Fakat şimdi Suud Hanedanı'nın paranoyası iki cephede ölümcül bir virüs gibi büyüyor. İran'ın oyuna geri dönmesi halinde – daha da kötüsü, nükleer çıkış kabiliyetiyle dönmesi halinde – koruma haracının sürmemesinden korkuyorlar.

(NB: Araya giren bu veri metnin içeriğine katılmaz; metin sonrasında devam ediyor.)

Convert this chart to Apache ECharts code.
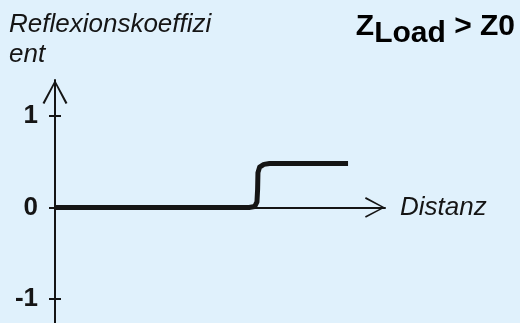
<!DOCTYPE html>
<html>
<head>
<meta charset="utf-8">
<script src="https://cdn.jsdelivr.net/npm/echarts@6/dist/echarts.min.js"></script>
<style>
  html, body { margin: 0; padding: 0; background: #e0f1fc; }
  #chart { width: 520px; height: 323px; }
</style>
</head>
<body>
<div id="chart"></div>
<script>
// Reflexionskoeffizient über Distanz, Fall ZLoad > Z0
var distanz = [0, 58.8, 60.5, 61.2, 61.4, 61.5, 62, 63.3, 65, 88.8];
var reflexion = [0, 0, 0.01, 0.06, 0.2, 0.38, 0.44, 0.47, 0.48, 0.48];
var yTicks = [-1, 0, 1];

var font = 'Liberation Sans, Arial, sans-serif';
var ink = '#151515';
var arrowY = 'path://M13,0 L26,24 L24,25 L13,3.6 L2,25 L0,24 Z';

var points = [];
for (var i = 0; i < distanz.length; i++) {
    points.push([distanz[i], reflexion[i]]);
}

var myChart = echarts.init(document.getElementById('chart'));
option = {
    backgroundColor: '#e0f1fc',
    animation: false,
    title: [
        {
            text: 'Reflexionskoeffizi\nent',
            left: 9,
            top: 10,
            padding: 0,
            textStyle: {
                fontFamily: font,
                fontStyle: 'italic',
                fontWeight: 'normal',
                fontSize: 26,
                lineHeight: 30,
                color: ink
            }
        },
        {
            text: '{z|Z}{sub|Load}{n| > Z0}',
            right: 5,
            top: 12,
            padding: 0,
            textStyle: {
                rich: {
                    z: { fontFamily: font, fontWeight: 'bold', fontSize: 30, color: '#000', lineHeight: 30, verticalAlign: 'top' },
                    sub: { fontFamily: font, fontWeight: 'bold', fontSize: 30, color: '#000', lineHeight: 30, verticalAlign: 'top', padding: [7, 0, 0, 0] },
                    n: { fontFamily: font, fontWeight: 'bold', fontSize: 30, color: '#000', lineHeight: 30, verticalAlign: 'top' }
                }
            }
        }
    ],
    grid: { left: 55, right: 135, top: 80, bottom: 0 },
    xAxis: {
        type: 'value',
        min: 0,
        max: 100,
        name: 'Distanz',
        nameLocation: 'end',
        nameGap: 15,
        nameTextStyle: { fontFamily: font, fontStyle: 'italic', fontSize: 26, color: ink },
        axisLine: {
            onZero: true,
            lineStyle: { color: ink, width: 2 },
            symbol: ['none', arrowY],
            symbolSize: [27, 20],
            symbolOffset: [0, -10]
        },
        axisTick: { show: false },
        axisLabel: { show: false },
        splitLine: { show: false }
    },
    yAxis: [
        {
            type: 'value',
            min: -1.26,
            max: 1.39,
            axisLine: {
                show: true,
                onZero: false,
                lineStyle: { color: ink, width: 2 },
                symbol: ['none', arrowY],
                symbolSize: [26, 24],
                symbolOffset: [0, -12]
            },
            axisTick: { show: true, inside: false, length: 6, customValues: yTicks, lineStyle: { color: ink, width: 2 } },
            axisLabel: {
                customValues: yTicks,
                margin: 17,
                fontFamily: font,
                fontWeight: 'bold',
                fontSize: 26,
                color: ink
            },
            splitLine: { show: false }
        },
        {
            type: 'value',
            position: 'left',
            min: -1.26,
            max: 1.39,
            axisLine: { show: false },
            axisTick: { show: true, inside: true, length: 6, customValues: yTicks, lineStyle: { color: ink, width: 2 } },
            axisLabel: { show: false },
            splitLine: { show: false }
        }
    ],
    series: [
        {
            type: 'line',
            data: points,
            showSymbol: false,
            symbol: 'none',
            lineStyle: { color: ink, width: 5, join: 'round', cap: 'butt' },
            z: 5
        }
    ]
};
myChart.setOption(option);
</script>
</body>
</html>
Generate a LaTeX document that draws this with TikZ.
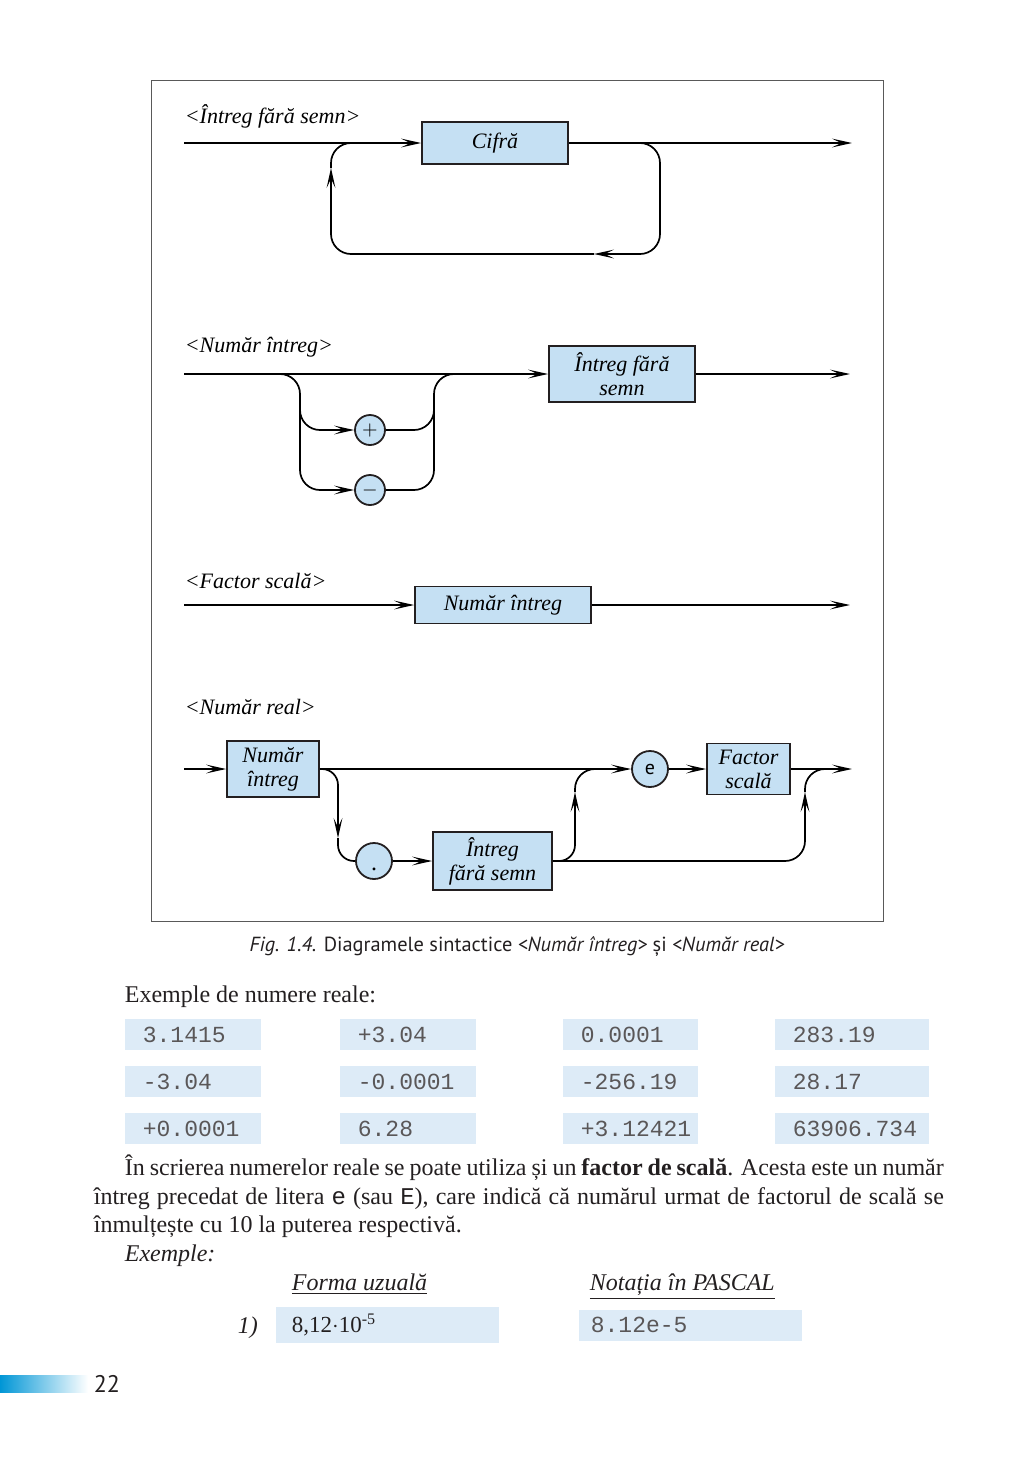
\documentclass[tikz,border=0pt]{standalone}
\usepackage{fontspec}
\setmainfont{Liberation Serif}
\setsansfont{PT Sans}
\setmonofont{Liberation Mono}
\usetikzlibrary{arrows.meta}
\definecolor{boxblue}{RGB}{197,224,243}
\definecolor{numblue}{RGB}{221,235,247}
\definecolor{barblue}{RGB}{0,150,214}
\definecolor{ink}{RGB}{35,31,32}
\tikzset{
	>={Stealth[length=10pt,width=4.4pt,inset=4.6pt]},
	arr/.style={->},
	rc/.style={rounded corners=10pt},
	box/.style={draw=ink,line width=0.9pt,fill=boxblue,inner sep=0pt,align=center,font=\itshape\fontsize{11}{12}\selectfont},
	term/.style={circle,draw=ink,line width=0.9pt,fill=boxblue,inner sep=0pt,font=\sffamily\fontsize{10}{10}\selectfont},
	title/.style={anchor=base west,inner sep=0pt,font=\itshape\fontsize{11}{13}\selectfont},
	numbox/.style={fill=numblue,anchor=west,minimum height=15.5pt,inner xsep=9pt,align=left,font=\ttfamily\fontsize{11.5}{12}\selectfont,text=ink!75},
	body/.style={anchor=base west,inner sep=0pt,font=\fontsize{12}{14}\selectfont,text=ink},
	ibody/.style={anchor=base west,inner sep=0pt,font=\itshape\fontsize{12}{14}\selectfont,text=ink}
}

\begin{document}
\begin{tikzpicture}[x=0.5pt,y=-0.5pt,line width=0.85pt]
	\useasboundingbox (0,0) rectangle (1024,1458);
	\draw[black!65,line width=0.5pt] (151,80) rectangle (883,921);

	\node[title] (t1) at (184,123) {<Întreg fără semn>};
	\node[box,minimum width=73pt,minimum height=21pt] (cifra) at (495,143) {Cifră};
	\coordinate (s1) at (184,143);
	\coordinate (e1) at (852,143);
	\coordinate (j1a) at (620,143);
	\coordinate (j1b) at (660,254);
	\coordinate (j1c) at (594,254);
	\coordinate (j1d) at (331,168);
	\coordinate (j1e) at (371,143);
	\draw[arr] (s1) -- (cifra.west);
	\draw[arr] (cifra.east) -- (e1);
	\draw[arr,rc] (j1a) -| (j1b) -- (j1c);
	\draw[arr,rc] (j1c) -| (j1d);
	\draw[rc] (j1d) |- (j1e);

	\node[title] (t2) at (184,352) {<Număr întreg>};
	\node[box,minimum width=73pt,minimum height=28pt] (ifs) at (622,374) {Întreg fără\\semn};
	\node[term,minimum size=15pt] (plus) at (370,430) {$+$};
	\node[term,minimum size=15pt] (minus) at (370,490) {$-$};
	\coordinate (s2) at (184,374);
	\coordinate (e2) at (850,374);
	\coordinate (j2a) at (270,374);
	\coordinate (j2b) at (300,405);
	\coordinate (j2c) at (434,405);
	\coordinate (j2d) at (464,374);
	\coordinate (j2f) at (300,490);
	\coordinate (j2g) at (434,374);
	\draw[arr] (s2) -- (ifs.west);
	\draw[arr] (ifs.east) -- (e2);
	\draw[arr,rc] (j2a) -| (j2f) -- (minus.west);
	\draw[arr,rc] (j2b) |- (plus.west);
	\draw[rc] (minus.east) -| (j2g) -- (j2d);
	\draw[rc] (plus.east) -| (j2c);

	\node[title] (t3) at (184,588) {<Factor scală>};
	\node[box,minimum width=88pt,minimum height=18.5pt] (ni) at (503,605) {Număr întreg};
	\coordinate (s3) at (184,605);
	\coordinate (e3) at (850,605);
	\draw[arr] (s3) -- (ni.west);
	\draw[arr] (ni.east) -- (e3);

	\node[title] (t4) at (184,714) {<Număr real>};
	\node[box,minimum width=46pt,minimum height=28pt] (nr) at (273,769) {Număr\\întreg};
	\node[term,minimum size=18pt] (ee) at (650,769) {e};
	\node[box,minimum width=41.5pt,minimum height=25.5pt] (fs) at (748.5,769) {Factor\\scală};
	\node[term,minimum size=18pt,font=\fontsize{12}{12}\selectfont] (dot) at (374,861) {\rule{0pt}{10pt}.};
	\node[box,minimum width=59.5pt,minimum height=29pt] (ifs2) at (492.5,861) {Întreg\\fără semn};
	\coordinate (s4) at (184,769);
	\coordinate (e4) at (852,769);
	\coordinate (j4a) at (338,838);
	\coordinate (j4b) at (575,792);
	\coordinate (j4c) at (615,769);
	\coordinate (j4d) at (805,792);
	\coordinate (j4e) at (845,769);
	\draw[arr] (s4) -- (nr.west);
	\draw[arr] (nr.east) -- (ee.west);
	\draw[arr] (ee.east) -- (fs.west);
	\draw[arr] (fs.east) -- (e4);
	\draw[arr,rounded corners=8pt] (nr.east) -| (j4a);
	\draw[rounded corners=8pt] (j4a) |- (dot.west);
	\draw[arr] (dot.east) -- (ifs2.west);
	\draw[arr,rounded corners=8pt] (ifs2.east) -| (j4b);
	\draw[rc] (j4b) |- (j4c);
	\draw[arr,rc] (ifs2.east) -| (j4d);
	\draw[rc] (j4d) |- (j4e);

	\node[font=\sffamily\fontsize{10.2}{12}\selectfont,text=ink] (cap) at (517,947) {\textit{Fig. 1.4.} Diagramele sintactice \textit{<Număr întreg>} și \textit{<Număr real>}};

	\node[body] (ex1) at (124,1002) {Exemple de numere reale:};
	\foreach \a/\b/\c/\d [count=\r] in {3.1415/+3.04/0.0001/283.19,-3.04/-0.0001/-256.19/28.17,+0.0001/6.28/+3.12421/63906.734}{
		\pgfmathsetmacro\yy{1034.5+47*(\r-1)}
		\node[numbox,text width=50pt] (n\r a) at (124,\yy) {\a};
		\node[numbox,text width=50pt] (n\r b) at (339,\yy) {\b};
		\node[numbox,text width=49.5pt] (n\r c) at (562,\yy) {\c};
		\node[numbox,text width=59pt] (n\r d) at (774,\yy) {\d};
	}

	\node[body] (par1) at (124,1175) {\makebox[409.5pt][s]{În scrierea numerelor reale se poate utiliza și un \textbf{factor de scală}. Acesta este un număr}};
	\node[body] (par2) at (93,1204) {\makebox[425pt][s]{întreg precedat de litera \texttt{e} (sau \texttt{E}), care indică că numărul urmat de factorul de scală se}};
	\node[body] (par3) at (93,1232) {înmulțește cu 10 la puterea respectivă.};
	\node[ibody] (ex2) at (124,1261) {Exemple:};
	\node[ibody] (h1) at (291,1290) {\underline{Forma uzuală}};
	\node[ibody] (h2) at (589,1290) {\underline{Notația în PASCAL}};
	\node[ibody] (k1) at (237,1333) {1)};
	\node[numbox,text width=95.5pt,inner xsep=8pt,font=\fontsize{11.5}{12}\selectfont,text=ink] (f1) at (275,1325) {8,12$\cdot$10\textsuperscript{-5}};
	\node[numbox,text width=99.5pt,inner xsep=6pt] (f2) at (578,1325) {8.12e-5};

	\shade[left color=barblue,right color=white] (0,1375) rectangle (88,1392);
	\node[anchor=west,inner sep=0pt,font=\sffamily\fontsize{12}{12}\selectfont,text=ink] (pg) at (93,1384) {22};
\end{tikzpicture}
\end{document}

Çok övülen – ve şu ana kadar var olmayan – ABD'nin Asya'ya dönüşünün, o kadar da ihtiyatlı olmayan bir “yeni arkadaşına veda et” anlamına gelmesinden şüphe ediyorlar; Suudi Arabistan'ın tercih ettiği partneri Çin için olduğu gibi. Bu dönüş, paranoyak Suudi Hanedanı tarafından çifte tehdit olarak bile yorumlanabilir; uzun vadede Çin'e yönelmiş, ancak aynı zamanda “petro-yuana yönelmeyi aklından bile geçirme” şeklinde ifadesini bulacak şekilde, Suudi Arabistan'a da yönelik bir tehdit.

Şu ana kadar, ahlaksız bir taht kavgasının yiyip bitirdiği, aynı zamanda hızlı değişen jeopolitik gelişmeler karşısında sinirlenmiş, korkmuş ve felç  olmuş Suud Hanedanı, ABD'yle olan melez “özel ilişki”sini kaçıracağına dair hiçbir kanıt sunmadı. Sadece sinir nöbeti geçiriyor. Eğer (petro-dolar) dini moduna geçerse, işte bunu yaptığı zaman gerçek aksiyon başlayacak.